Tomlin was in her late 30s when she made her big-screen debut in Robert Altman’s 1975 comedic drama “Nashville,” which earned her an Academy Award nomination for supporting actress. She famously attended the Oscars with Altman and agent Sam Cohn dressed up as a 1950s movie star, with a fur stole and twinkling tiara. She’s since won six primetime Emmy Awards, and has been nominated 23 times, including two for her role as Frankie, an “offbeat” hippie artist on the Netflix comedy “Grace and Frankie.”
And in 1986, Tomlin won the Tony for lead actress in a play for her one-woman show “The Search for Signs of Intelligent Life in the Universe,” penned by Jane Wagner, Tomlin’s longtime partner and wife.
|“I didn’t necessarily think of myself as a comedian — I thought of myself as a performer.”|
It’s hard to even imagine America’s canon of great comic cinema without Tomlin, whether she’s fighting for women’s rights in the workplace (“9 to 5”), satirizing Hollywood in the “The Player,” or playing the cantankerous titular character in Paul Weitz’s 2015 comedy “Grandma,” for which she was nominated for a Golden Globe, proving once again that Tomlin’s quirky brand of comedy knows no expiration date.
“So many kids loved that movie,” says Tomlin of “9 to 5.” “It has such a broad-based appeal. It just blows my mind that kids go and they so very much enjoy something.”
But there was a time when Tomlin, born and raised in “hardcore Detroit,” was just a fledgling comic angling to hold onto her gig on “Laugh-In.”
“I didn’t necessarily think of myself as a comedian — I thought of myself as a performer,” says Tomlin of those nascent years in the business.
“When I first started at ‘Laugh-In,’ that was the middle of the third season and they were already rather big stars — Arte [Johnson], Alan [Sues] — they had a big cachet, being on that show. That show was such a top hit, it just created such a furor. So when I came in in the middle of the third season I didn’t even know if I would last — I just wanted someone to eat lunch with. I had no idea that Ernestine was going to hit the way she did.”
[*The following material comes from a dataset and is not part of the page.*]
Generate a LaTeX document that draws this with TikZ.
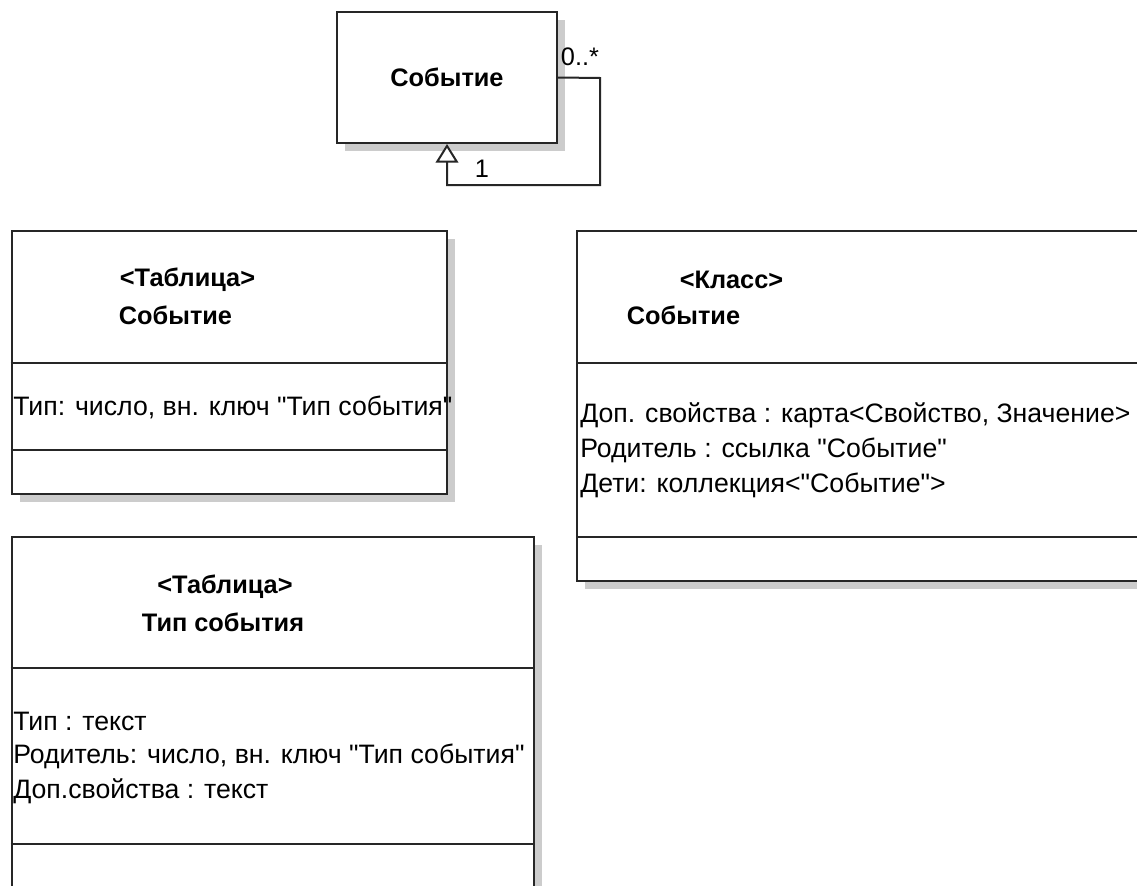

Ernestine, like so many of Tomlin’s stage personae, was popular because she was based on true-life experiences carefully cultivated by Tomlin, who spent her childhood studying and imitating the people and places around her. And while the kind of comedy Tomlin did back in the late ’60s and ’70s would likely not be considered politically correct in today’s world — Pervis Hawkins was a fictional black R&B soul singer — they were rich and nuanced and joyful. It’s obvious to anyone that’s seen her perform that Tomlin had great love and affection for these characters she created.
“I grew up in a black neighborhood, my neighborhood was essentially the ghetto,” says Tomlin. “When I was a little girl, 5 or 6, the really hardcore black ghetto was around Hastings Street, and my dad and I would go around there every weekend and he would get live catfish, and my mother would cook it. By the time I was 10 years old my neighborhood was mostly black, and that imprinted [on] me a lot, and I did black characters. But my mother and dad were both from Kentucky, and every summer my mom and I and my brother would go to Kentucky so she could visit, and so I was in the middle of these two radically different cultures. The South was very much segregated and I would see what went on there and I would just be appalled because I knew it wasn’t right — and I would compare it with Detroit.
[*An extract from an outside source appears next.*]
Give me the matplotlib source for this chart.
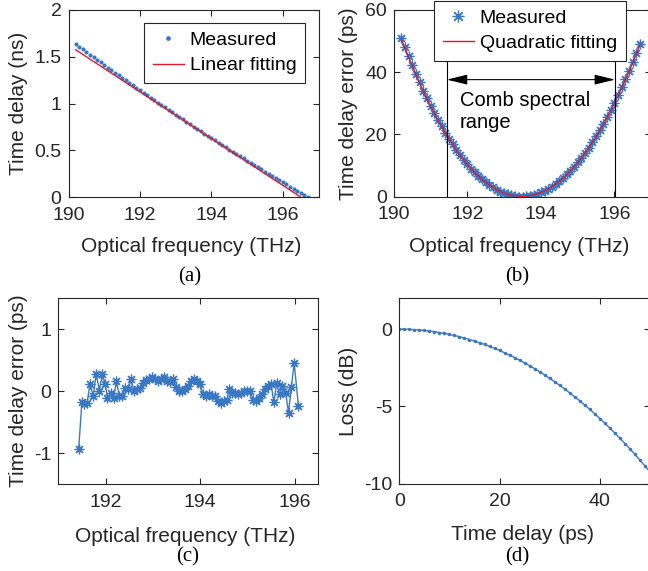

“But I was crazy about my Southern relatives, too — their Southern accent and all that stuff was easy for me, just as the black culture and the black accent was. The old apartment house where I grew up, it was so important to my development, because every apartment had a different kind of person in it — totally educated people, totally uneducated, radical, conservative, just everything you can think of. And so all those people, it was a big deluge of humanity just pouring in on me, and I couldn’t help but imitate it and think about it and relate to it — it meant everything.”
Next up for Tomlin is season three of “Grace and Frankie,” which premieres in May. She’s also producing the Victoria-era drama “Fingersmith,” which bowed at the Oregon Shakespeare Festival last year and is being eyed for Broadway, and developing a film based on the Beebo Brinker lesbian pulp novels of the 1950s.
But mostly, the ever-so-humble Tomlin is hoping that Wagner will write another play again.
“People always give me credit for so many things that I really should not be credited for, especially where Jane is concerned,” says Tomlin. “I want Jane to write another stage play so badly. I don’t care what she wants to do with it, so long as she does it. And then I would help her produce it.”